Des parents peuvent-ils choisir pour leur enfant français un prénom comportant un tilde, comme « Fañch » ?

Le 27 mai 2002, puis le 19 janvier 2009, le Procureur de la République de Rennes et l’Officier d’Etat Civil de la ville de Paris ont répondu par l’affirmative: des parents peuvent choisir un prénom comportant un tilde. C’est aujourd’hui la cour d’appel de Rennes, dans un arrêt du 19 novembre 2018, qui se prononce en faveur du tilde.

La loi n°93-22 du 8 janvier 1993 relative à l’état civil, à la famille et au droit de l’enfant et instituant le juge aux affaires familiales consacre le principe de liberté de choix de prénom.

Aux termes de l’article 57 du Code civil, lorsque le prénom choisi par les père et mère lui paraît contraire à l’intérêt de l’enfant ou au droit des tiers à voir protéger leur nom de famille, l’officier de l’état civil en avise sans délai le procureur de la République. Celui-ci peut saisir le juge aux affaires familiales. Si le juge estime que le prénom n’est pas conforme à l’intérêt de l’enfant ou méconnaît le droit des tiers à voir protéger leur nom de famille, il en ordonne la suppression sur les registres de l’état civil.
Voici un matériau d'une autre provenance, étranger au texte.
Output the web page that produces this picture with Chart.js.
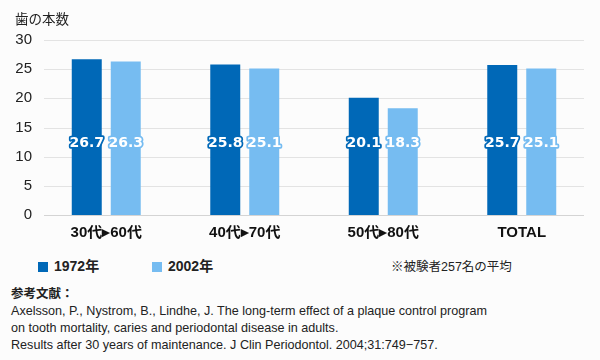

Il y a alors lieu de s’interroger sur la possibilité pour un officier d’état civil d’admettre certains prénoms comportant des signes diacritiques non connus de la langue française.

A cet égard les principes suivants doivent être rappelés : les actes publics doivent être écrits en langue française sur le territoire de la République et l’emploi de la langue française est obligatoire, même dans les régions où l’usage de dresser les actes publics dans l’idiome local se serait maintenu. De surcroît, la langue de la République est le français.

Se fondant sur ces principes, il sera précisé que seul l’alphabet romain peut être utilisé et que les seuls signes diacritiques admis sont les points, tréma, accents et cédilles tels qu’ils sont souscrits ou suscrits aux voyelles et consonne autorisés par la langue française.

Si la convention n°14 de la Commission Internationale de l’État Civil relative à l’indication des nom et prénoms dans les registres de l’état civil reconnaît les signes diacritiques étrangers, il convient de relever que celle-ci n’a pas été ratifiée par la France.

Dès lors les voyelles et consonne accompagnées d’un signe diacritique connues de la langue française sont : à- â – ä- é – è – ê – ë – ï – î – ô -ö – ù – û – ü- ÿ-ç

Or, le tilde ne fait pas partie des diacritiques connus de la langue française, de sorte que lorsque les parents de l’enfant ont choisi le prénom « Fañch », le Ministère Public s’y est opposé.

Cependant, la cour d’appel de Rennes a retenu que l’usage du tilde n’est pas inconnu de la langue française puisque le « ñ » figure à plusieurs reprises dans le dictionnaire de l’Académie française, dans Le Petit Robert et dans le Larousse de la langue française, qui comprennent les mots : Doña, cañon, señor et señorita.

De même, des décrets de nomination du Président de la République concernant le Consul Général de France à Johannesburg en date du 20 avril 2017 ou les décrets de nomination du Président de la République concernant les sous-préfets de Bayonne en date du 15 avril 2010 et le préfet de police des Bouches du Rhône en date du 15 mai 2015 font mention de patronymes de personnes orthographiés avec un tilde sur le « n ».

En conséquence, c’est sans porter atteinte au principe de rédaction des actes publics en langue française ni à l’article 2 de la Constitution française que le prénom Fañch peut être orthographié avec un tilde sur le « n ».